Friday, January 11, 2008

Can You Hear The Drums, Fernando?

Typically I tend to withhold my opinion about these speculations considering they tend to be discredited before I can finish the second paragraph. Twins fans seem to be almost apathetic to new wire stories proclaiming yet another team has managed to make a package offer that never comes to fruition. Sure it give the bloggers the opportunity to disassembled the prospective deals but I attempt to stay above the fray and avoid the fodder and leave the full-time dissection to Gleeman, Seth, Josh and the Nicks. Then after watching some video clips of Fernando Martinez, I figured I needed to weigh in.

Depending on whose reports you believe, 18-year-old Fernando Martinez is either a) the linchpin prospect in a gaggle of four prospects to finally incite the Twins to execute the Johan Santana trade with the Mets or b) the most ludicrously overblown story ever uttered (supplemented by this NY Post article entitled "Just Say Nohan"). What has been offered, according to sources, is that the Mets, in exchange for Johan, are willing to part with the #6 though #3 prospects in system rated by Baseball America's rankings and #7, #4 through #2 ranked by John Sickels. That alone would be an almost complete decimation of the Mets farm system. However, intelligence says that if the Mets include Martinez (#2 in BA, #1 in Sickels) to the package, Santana would already be in Shea.
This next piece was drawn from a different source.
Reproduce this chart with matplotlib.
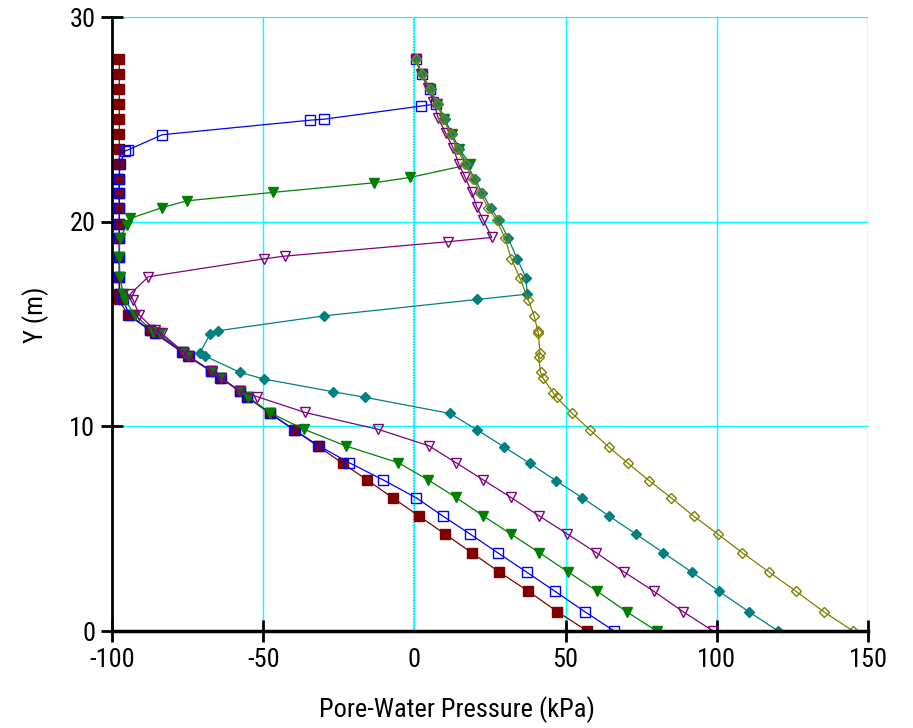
import matplotlib
matplotlib.use('Agg')
import matplotlib.pyplot as plt
from matplotlib import font_manager

# pick a narrow sans font that is installed
available = set(f.name for f in font_manager.fontManager.ttflist)
font_family = 'DejaVu Sans'
font_stretch = 'condensed'
for name in ['Liberation Sans Narrow', 'Arial Narrow', 'Nimbus Sans Narrow', 'Roboto Condensed',
             'Archivo Narrow', 'PT Sans Narrow', 'Open Sans Condensed']:
    if name in available:
        font_family = name
        font_stretch = 'normal'
        break
plt.rcParams['font.family'] = [font_family, 'DejaVu Sans']
plt.rcParams['font.stretch'] = font_stretch
plt.rcParams['axes.unicode_minus'] = False

# pore-water pressure profiles (kPa) vs elevation Y (m)
maroon_y = [27.93, 27.2, 26.46, 25.75, 25.02, 24.28, 23.53, 22.81, 22.1, 21.4, 20.65, 19.9, 19.18, 18.29, 17.31, 16.46, 16.2,
            15.44, 14.7, 14.54, 13.64, 13.43, 12.7, 12.37, 11.72, 11.45,
            10.63, 9.82, 9.02, 8.19, 7.38, 6.51, 5.63, 4.74, 3.83, 2.88, 1.94, 0.94, 0.0]
maroon_x = [-97.6, -97.6, -97.6, -97.6, -97.6, -97.6, -97.6, -97.6, -97.6, -97.6, -97.6, -97.6, -97.6, -97.6, -97.6, -97.7, -97.9,
            -94.6, -87.6, -85.8, -77.0, -75.0, -67.4, -64.2, -57.8, -55.5,
            -47.8, -39.7, -31.8, -23.7, -15.6, -7.2, 1.4, 10.1, 18.9, 28.1, 37.7, 47.3, 57.2]

blue_y = [27.93, 27.2, 26.46, 25.75, 25.65, 25.01, 24.96, 24.25, 23.5, 23.46,
          22.81, 22.1, 21.4, 20.65, 19.9, 19.18, 18.29, 17.31, 16.46, 16.2,
          15.44, 14.7, 14.54, 13.64, 13.43, 12.7, 12.37, 11.72, 11.45,
          10.63, 9.82, 9.04, 8.22, 7.38, 6.51, 5.62, 4.74, 3.83, 2.88, 1.94, 0.94, 0.0]
blue_x = [0.5, 2.5, 5.0, 7.3, 2.1, -29.8, -34.5, -83.4, -94.8, -95.7,
          -97.4, -97.6, -97.6, -97.6, -97.6, -97.6, -97.6, -97.6, -97.4, -96.5,
          -94.2, -87.3, -85.3, -76.6, -74.6, -67.2, -64.0, -57.6, -55.2,
          -47.6, -39.6, -31.5, -21.5, -10.3, 0.6, 9.4, 18.4, 27.5, 37.1, 46.5, 56.4, 66.1]

green_y = [27.93, 27.2, 26.46, 25.75, 25.02, 24.3, 23.56, 22.8,
           22.16, 21.9, 21.43, 21.02, 20.68, 20.16, 19.83,
           19.18, 18.29, 17.31, 16.46, 16.17,
           15.44, 14.62, 14.54, 13.6, 13.43, 12.67, 12.34, 11.72, 11.42,
           10.67, 9.85, 9.04, 8.22, 7.38, 6.53, 5.62, 4.74, 3.83, 2.88, 1.94, 0.94, 0.0]
green_x = [0.5, 2.5, 5.2, 7.6, 9.8, 12.3, 14.8, 18.5,
           -1.5, -13.4, -46.9, -75.3, -83.6, -94.0, -95.1,
           -97.4, -97.6, -97.4, -96.3, -95.7,
           -92.4, -86.3, -84.1, -76.2, -74.8, -67.0, -64.0, -57.7, -54.9,
           -47.8, -36.4, -22.6, -5.3, 4.6, 13.7, 22.8, 31.9, 41.3, 50.9, 60.5, 70.2, 80.1]

purple_y = [27.93, 27.2, 26.55, 25.85, 25.05, 24.31, 23.58, 22.84, 22.2, 21.46, 20.73, 20.08, 19.23,
            19.02, 18.32, 18.19, 17.31, 16.46, 16.17,
            15.44, 14.7, 14.54, 13.64, 13.43, 12.7, 12.37, 11.72, 11.45,
            10.68, 9.85, 9.05, 8.22, 7.38, 6.53, 5.62, 4.74, 3.83, 2.88, 1.94, 0.94, 0.0]
purple_x = [0.4, 2.3, 4.4, 6.3, 7.9, 10.4, 12.9, 14.6, 16.7, 18.9, 20.6, 22.8, 25.6,
            11.0, -42.7, -49.6, -88.0, -94.0, -93.0,
            -91.0, -85.8, -83.6, -76.4, -74.8, -67.0, -63.8, -57.9, -52.0,
            -36.2, -11.9, 4.8, 13.8, 22.8, 31.9, 41.3, 50.6, 60.1, 69.4, 79.2, 88.9, 98.8]

teal_y = [27.93, 27.2, 26.46, 25.75, 25.02, 24.3, 23.56, 22.81, 22.1, 21.4, 20.65, 20.07, 19.18, 18.2, 17.26, 16.46,
          16.2, 15.4, 14.67, 14.5, 13.6, 13.43, 12.64, 12.31, 11.69, 11.42,
          10.63, 9.82, 9.0, 8.19, 7.35, 6.51, 5.62, 4.74, 3.83, 2.88, 1.94, 0.94, 0.0]
teal_x = [0.5, 2.6, 5.4, 7.8, 10.0, 12.4, 14.7, 17.3, 20.0, 22.4, 25.3, 28.0, 31.1, 33.9, 36.9, 37.3,
          20.7, -29.8, -65.1, -67.6, -70.9, -69.2, -57.7, -49.7, -26.8, -16.3,
          11.8, 20.8, 29.6, 38.2, 46.8, 55.5, 64.4, 73.2, 82.3, 91.7, 100.8, 110.6, 120.3]

olive_y = [27.93, 27.2, 26.46, 25.75, 25.02, 24.3, 23.56, 22.81, 22.1, 21.4, 20.65, 20.07, 19.18, 18.2, 17.24,
           16.17, 15.4, 14.66, 14.54, 13.57, 13.4, 12.64, 12.34, 11.64, 11.42,
           10.63, 9.82, 9.0, 8.19, 7.35, 6.51, 5.62, 4.74, 3.83, 2.88, 1.94, 0.94, 0.0]
olive_x = [0.5, 2.5, 5.2, 7.5, 9.6, 12.0, 14.2, 16.7, 19.5, 21.7, 24.5, 27.2, 30.0, 32.0, 34.9,
           37.7, 39.6, 40.8, 41.0, 41.5, 41.1, 41.7, 42.6, 45.9, 47.0,
           52.2, 58.1, 64.2, 70.7, 77.6, 84.9, 92.3, 100.3, 108.4, 117.3, 126.2, 135.4, 145.1]

x_ticks = [-100, -50, 0, 50, 100, 150]
y_ticks = [0, 10, 20, 30]

fig = plt.figure(figsize=(9.13, 7.28), dpi=100)
ax = fig.add_axes([0.1227, 0.1332, 0.828, 0.8434])

# grid (cyan) and the dotted zero line
for xv in [-50, 0, 50, 100, 150]:
    ax.axvline(xv, color='#00ffff', lw=1.0, zorder=0)
for yv in [10, 20, 30]:
    ax.axhline(yv, color='#00ffff', lw=1.0, zorder=0)
ax.axhline(0, color='#00ffff', lw=1.0, zorder=0)
ax.axvline(-0.5, color='#999999', lw=1.0, ls=(0, (1, 1)), zorder=0)

lw = 0.9
ax.plot(maroon_x, maroon_y, color='#800000', lw=lw, marker='s', ms=6.5, mfc='#800000', mec='#800000')
ax.plot(blue_x, blue_y, color='#0000ff', lw=lw, marker='s', ms=6.5, mfc='none', mec='#0000ff', mew=1.0)
ax.plot(green_x, green_y, color='#008000', lw=lw, marker='v', ms=7.5, mfc='#008000', mec='#008000')
ax.plot(purple_x, purple_y, color='#800080', lw=lw, marker='v', ms=7.5, mfc='none', mec='#800080', mew=1.0)
ax.plot(teal_x, teal_y, color='#008080', lw=lw, marker='D', ms=4.8, mfc='#008080', mec='#008080')
ax.plot(olive_x, olive_y, color='#808000', lw=lw, marker='D', ms=5.2, mfc='none', mec='#808000', mew=1.0)

ax.set_xlim(-100, 150)
ax.set_ylim(0, 30)
ax.set_xticks(x_ticks)
ax.set_yticks(y_ticks)
ax.tick_params(direction='inout', length=16, width=2, labelsize=19, pad=4)
ax.xaxis.get_major_ticks()[2].tick1line.set_visible(False)

for s in ['top', 'right']:
    ax.spines[s].set_visible(False)
ax.spines['left'].set_linewidth(2)
ax.spines['bottom'].set_linewidth(2.5)

# axis titles are centred on the figure, not on the plot area
fig.text(0.5, 1 - 710 / 728, 'Pore-Water Pressure (kPa)', fontsize=19, ha='center', va='center')
fig.text(36 / 913, 1 - 315 / 728, 'Y (m)', fontsize=19, ha='center', va='center', rotation=90)

fig.savefig('out.png', dpi=100)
For those unfamiliar with Martinez, the Mets's propaganda machine had aired this piece introducing the nubile outfield prospect who was signed out of the Dominican in 2005. He was 16 when he received a $1.4 million bonus to sign with New York (Metsgeek has the full run down here):

-At 17, he spent the bulk of his first professional career at low-A Hagerstown in the South Atlantic League. While there, in 211 plate appearances Martinez hit .333/.389/.505. His ops (.894) was 174 points high than the league average. His play earned him a promotion to high-A where he had an additional 130 plate appearances and hit .193/.254/.381 and his ops (.641) was 60 points lower than the Florida State League average. In his first full season of professional ball, Martinez, still not old enough to purchase Skoal, finished with a respectable line of .279/.336/.497 (as a reference, Ben Revere finished his first season at 18 with .325/.388/.429).

-In 2007, the Mets started the 18-year-old Martinez at Double-A Binghamton in the Eastern League where he had 259 plate appearances and finished similar to his previous season's total but with less pop, .271/.336/.377. Despite the lower production, it was a very solid season for a player who was seven years younger than the league average (25.0).

When analyzing both Martinez's swing (which you can view here) his most similar comparison seems to be that of Curtis Granderson (which you can view here). Aside from sharing the left-handed batters box, both generate power from a balanced weight-shift at the front foot which plants early but the hands and rest of the body stays back. They share long, quick swings which will lead to strike outs (as is the case with Granderson). You will notice that one difference between the swings is the position of the bat: Granderson tends to hold the barrel closer to his shoulder while Martinez moves his around more then holds it straight up. I would tend to assume that as Martinez ascends in the system, he will be asked to keep his bat still.

Naturally the two differ in the course of which the they reached professional baseball. Granderson graduated after playing college ball and made his way to high-A as a matured 22 while Martinez first saw action in high-A as an pubescent 17-year-old. Statistically, to this point in Martinez's short career they have had similar learning curves:

FM (A) 17 7.1% 17.1% 32.8% .894 .707
CG (A-) 21 8.6% 15.0% 30.1% .896 .666

FM (AA) 18 7.7% 19.6% 25.0% .713 .738
CG (A+) 22 9.3% 17.3% 36.7% .810 .668

Both upon reaching the next level saw the strikeout rates increase slightly (2.5% increase for Martinez and a 2.3% increase for Granderson) but also an increase in their walk rate (.6% for Martinez and .7% for Granderson). Martinez's power decreased in Double-A - again, a league whose competition was seven years older (25) - and he saw a decline of 7.8%. Granderson, on the other hand, increased his extra base hit ratio by 6.6% - but in a league where he was the league's average in age (22).

Based on this information, we can consider the projection of Martinez's career to be that of a Curtis Granderson as a baseline. If this is indeed the case, I would consider it a very good trade (with the company of Gomez, Humber, Guerra and Mulvey) for the Twins. However, I believe that Granderson is not the equivalent to Martinez because of the age differential while making progressions in the minors. Because of his relative success coupled with his young age, Martinez does have the capability to be the kind of ballplayer you can build a franchise around.